Indian businessman and philanthropist

Bomanji in 1922.

Sir Dhunjibhoy Bomanji (1862 – 1 April 1937) was a Parsi shipping magnate, socialite and philanthropist. Bomanji was one of a wealthy family based in Bombay (now Mumbai), who eventually settled in England, becoming a pillar of British society.
He divided his time between India and a house in Windsor and estate in Harrogate. Pineheath, the Bomanji's Harrogate house, was sold in 2013.

== Family ==
His wife was the Lady Frainy Bomanji (14 September 1893 – 1986) also known as Lady Harrogate and his adopted daughter Mehroo, a niece of Lady Bomanji (died 12 July 2012). Lady Bomanji founded The Friends of Harrogate International Festivals and was its president (1971-1973). Notable portrait painter Trevor Stubley's portrait of Lady Bomanji is held by Sheffield City Art Gallery.

== Philanthropy ==
Bomanji gave generously to charities which supported ex-servicemen and war widows following the First World War, and included Field Marshal Douglas Haig (1861-1928), Queen Victoria's granddaughter, Princess Alice, Countess of Athlone amongst his social circle. He also kissed Greta Garbo's forehead after outbidding everyone for charity. In 1892-93 he established Olympia Race Course in Matheran, Maharashtra. In 1906 he bought the lease of 161 (formerly 61) Holland Park Avenue for Eugen Sandow (1867-1925), a Victorian strongman.
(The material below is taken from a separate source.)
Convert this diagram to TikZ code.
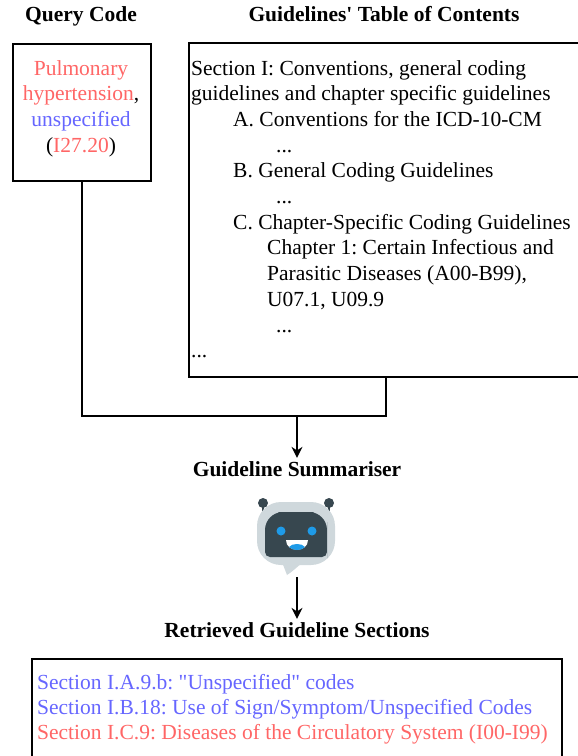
\documentclass[tikz,border=0pt]{standalone}
\usepackage{fontspec}
\setmainfont{Liberation Serif}[Ligatures=TeXOff]
\usetikzlibrary{arrows.meta}
\frenchspacing

\definecolor{codered}{HTML}{FF6666}
\definecolor{codeblue}{HTML}{6666FF}
\definecolor{botgrey}{HTML}{CFD8DC}
\definecolor{botdark}{HTML}{37474F}
\definecolor{boteye}{HTML}{1E9BE8}

\begin{document}
\begin{tikzpicture}[x=1pt, y=-1pt, >={Stealth[length=11pt, width=11pt]},
    every node/.style={font=\fontsize{21.5}{25.7}\selectfont, inner sep=0pt},
    heading/.style={font=\fontsize{21.5}{25.7}\selectfont\bfseries, anchor=base},
    box/.style={draw, line width=1.7pt},
    link/.style={line width=1.7pt},
    arrow/.style={->, line width=1.7pt}]

\useasboundingbox (0,0) rectangle (578,756);

% Headings
\node[heading] (qtitle) at (81,21) {Query Code};
\node[heading] (toctitle) at (384,21) {Guidelines' Table of Contents};

% Query code box
\node[box, minimum width=138pt, minimum height=137pt] (query) at (82,112.5) {};
\node[anchor=base, text=codered] (q1) at (81,75) {Pulmonary};
\node[anchor=base] (q2) at (81,100.7) {\textcolor{codered}{hypertension},};
\node[anchor=base, text=codeblue] (q3) at (81,126.4) {unspecified};
\node[anchor=base] (q4) at (81,152.1) {(\textcolor{codered}{I27.20})};

% Table of contents box
\node[box, minimum width=394pt, minimum height=334pt] (toc) at (386,210) {};
\foreach \ind/\txt [count=\i from 0] in {
    0/{Section I: Conventions, general coding},
    0/{guidelines and chapter specific guidelines},
    42/{A. Conventions for the ICD-10-CM},
    85/{...},
    42/{B. General Coding Guidelines},
    85/{...},
    42/{C. Chapter-Specific Coding Guidelines},
    76/{Chapter 1: Certain Infectious and},
    76/{Parasitic Diseases (A00-B99),},
    76/{U07.1, U09.9},
    85/{...},
    0/{...}}
  \node[anchor=base west] (toc-\i) at (191+\ind, 75+\i*25.7) {\txt};

% Join both inputs
\coordinate (join) at (297,416);
\draw[link] (query.south) |- (join) -| (toc.south);
\node[heading, inner sep=3pt] (summ) at (297,476) {Guideline Summariser};
\draw[arrow] (join) -- (summ.north);

% Robot
\draw[botdark, line width=2pt] (263,503) -- (263,520);
\draw[botdark, line width=2pt] (329,503) -- (329,520);
\fill[botdark] (263,503) circle[radius=5pt];
\fill[botdark] (329,503) circle[radius=5pt];
\fill[botgrey, rounded corners=24pt] (257,502) rectangle (335,565);
\fill[botgrey] (282,562) -- (287,575) .. controls (292,572) and (297,567) .. (302,563) -- cycle;
\fill[botdark] (296,512) [rounded corners=18pt] -- (327,512) -- (327,540) [rounded corners=5pt] -- (327,557) -- (265,557) -- (265,540) [rounded corners=18pt] -- (265,512) -- cycle;
\fill[boteye] (281,531) circle[radius=4.5pt];
\fill[boteye] (312,531) circle[radius=4.5pt];
\fill[white] (286,540) -- (308,540) .. controls (308,553) and (286,553) .. (286,540);
\fill[boteye] (289,547) .. controls (292,543) and (302,543) .. (305,547) .. controls (301,551) and (293,551) .. (289,547);
\coordinate (botbase) at (297,577);

% Output
\node[heading, inner sep=3pt] (retr) at (297,637) {Retrieved Guideline Sections};
\draw[arrow] (botbase) -- (retr.north);
\node[box, minimum width=530pt, minimum height=131pt] (retrbox) at (297,724.5) {};
\node[anchor=base west, text=codeblue] (r1) at (37,689) {Section I.A.9.b: "Unspecified" codes};
\node[anchor=base west, text=codeblue] (r2) at (37,714) {Section I.B.18: Use of Sign/Symptom/Unspecified Codes};
\node[anchor=base west, text=codered] (r3) at (37,739) {Section I.C.9: Diseases of the Circulatory System (I00-I99)};

\end{tikzpicture}
\end{document}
This four-storey end-of-terrace house was named Dhunjibhoy House – was his home for 19 years. In 1922 he built a model of Rotten Row, Hyde Park on his estate in Windsor to provide work for 250 unemployed men. In 1923, he gave a statue of Field Marshal Douglas Haig, by George Edward Wade to Edinburgh Corporation. It is now in Edinburgh Castle. The purchase price of £7,500 for Zoroastrian House at 11 Russell Road, Kensington was largely funded by a donation of £6,000 from Sir Dhunjibhoy and Lady Frainy Bomanji.

== Death ==
He died in Bombay on 1 April 1937.

== Knighthood ==
He was knighted in 1922 after using his enormous wealth to support Britain's fight against Germany during the First World War.

== Commemoration ==
A French marble statue sculpted by Charles Raphael Peyre was erected in the public gardens on Montpellier Hill, Harrogate in honour of Mehroo Jehangir and Lady Frainy Bomanji. It was received by Councillor Mike Newby, Mayor of the Borough of Harrogate.

The Pundol Group holds regular religious and social functions to commemorate Sir Dhunjibhoy Bomanji.